But what is the history for Guyana Carnival ? This country is no different from the entire Caribbean which has a history of carnivalesque traditions. The carnivalesque is not only found in carnival, but it is a tendency to have traditions and revelry based on masquerades, indigenous popular music and costumed bands, even in those countries outside of the carnival belt.

Guyana had an independence carnival in the 1960s. Independence in 1966 was marked with such a carnival staged by the Jaycees. These revelries drew together what was being practiced in the country since before independence. They included steel band, calypso, float parades, the Band of the Year (costumed bands with prizes and titles for the best designers) and street revelry known as “tramping”. There was indeed an old form of a J’ouvert equivalent – “fore-day morning jump-up” with revelers dancing (tramping) behind steel bands on the road.

This was shifted from Georgetown to Linden by the Jaycees. It was that annual event that was transformed and re-shaped into Mashramani as a celebration of Guyana’s Republic Day in 1970.  One of the ironies is that the framers sought to remove the elements of imitation and borrowings from the Trinidad carnival.

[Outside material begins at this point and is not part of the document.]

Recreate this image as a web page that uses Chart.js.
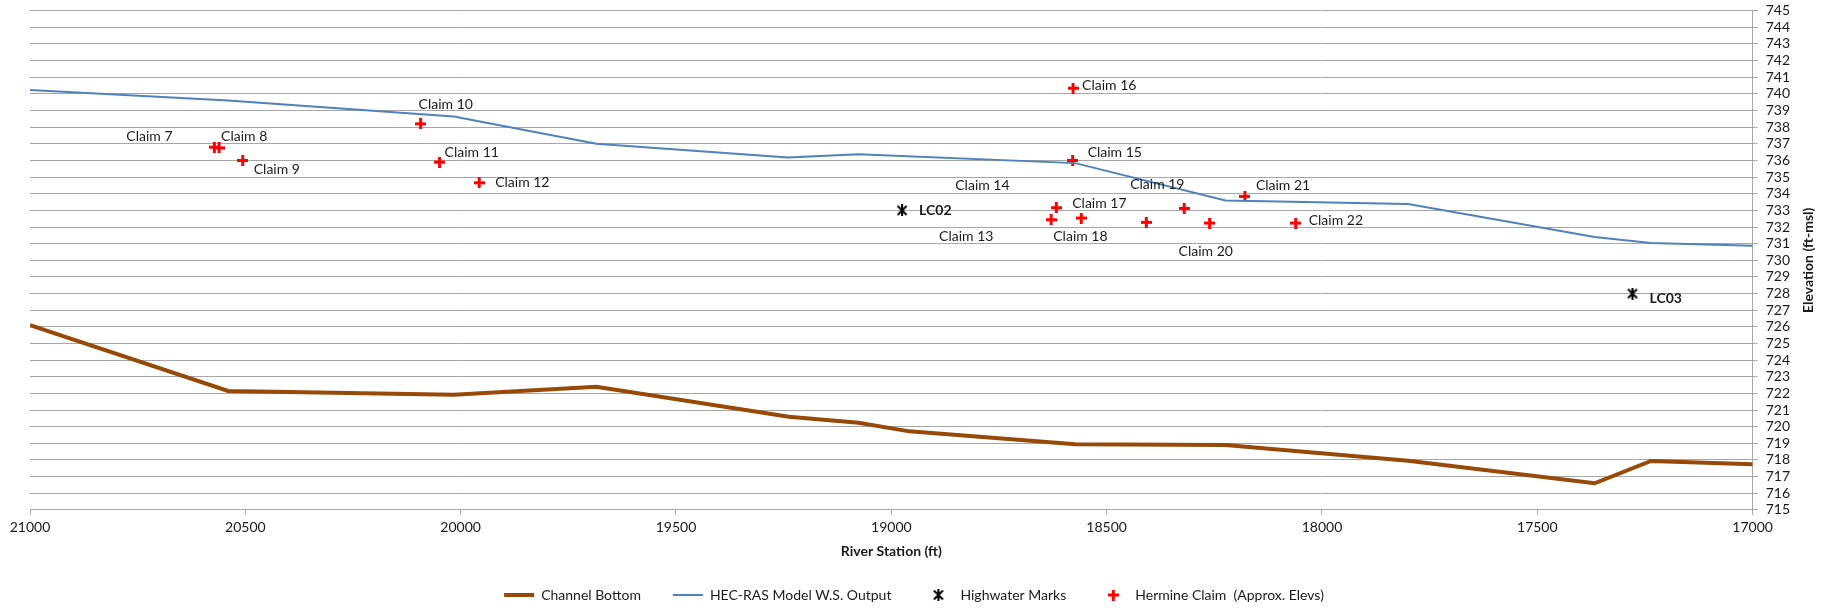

A number of things were modified, and others included, which they felt were more appropriate for an independent republic in a post-colonial context with its new ‘indigenous’ name Mashramani. Ironically, this has come full circle, and Guyana is now adopting wholesale, the carnival imitation shunned in 1970. The independence carnival has returned.

There are other ironies. The 48-year-old Guyanese festival of Mashramani now seems a bit less privileged on the national scale of priorities than the new borrowed event. In 2016, the Mashramani Day road march with parade of bands which is the peak and the greatest spectacle of the festival was cut out and transplanted in order to build a core for the independence carnival to celebrate the 50th anniversary.

What is more, leading Guyana Carnival singers are now highly visible in carnival 2018, doing commercials and appearing in shows. Tamika Marshall, Kwasi ‘Ace’ Edmundson, Adrian Dutchin, Jumo Primo, Michelle ‘Big Red’ King and Natural Black are foremost in the local industry but were missing from Mashramani. Even those who used to compete for the Mashramani Soca Monarchy no longer do so. It is as if they do not see it as important to their careers, their popularity, their achievement ambitions, their financial earnings or their CV to compete in Mashramani. Yet they have not hesitated to be jewels in the crown of the new carnival.

A few years ago, a Soca Monarchy winner failed to turn up to defend his crown. Another made a statement that he was withdrawing from the competition to allow the newer, up-and-coming pretenders to get a chance to win the contest. Obviously, he had arrived. The deepened irony is that these things never happen in the Trinidad carnival now being imitated. Can you imagine the huge scandal and outrage in Trinidad if Machel Montano did not bother to turn up to defend his Soca Crown? No Trinidadian Soca singer, not even the biggest international stars, considers him/herself too great or too big to compete in the carnival competitions each year.

The old veteran of 45-plus years, The Mighty Chalkdust, won the calypso crown in 2018. There was no talk, even from such a legend, of stepping aside for new entrants. There is great pride, sense of achievement and feverish competitive spirit among the best in the field like Fay Ann Lyons, Bunji Garlin, Montano, Destra and others to compete for the carnival championships.

Guyanese do not seem to regard Mashramani as important enough. The authorities did not think it mattered that the Soca Monarchy was dropped for a few years. They did not see it as relevant to maintain consistency and traditions to make the festival work. The high energy now burning to ignite this carnival were damp coals last February at Mashramani time. If all of this fervor is expended on the premier festival each year it would undoubtedly help.

The enthusiasm, the fever at Guyana Carnival , the financial investment now driving this carnival can well be garnered to fuel Mashramani. The greatness emblazoned in the Trinidad carnival is what Guyana now seeks to reproduce in a fairly superficial fashion. But Trinidad allowed its carnival to grow through many decades of turmoil and struggle to evolve to its present throne of grandeur, while Guyana puts its own tradition in peril in order to glorify and build a borrowed one.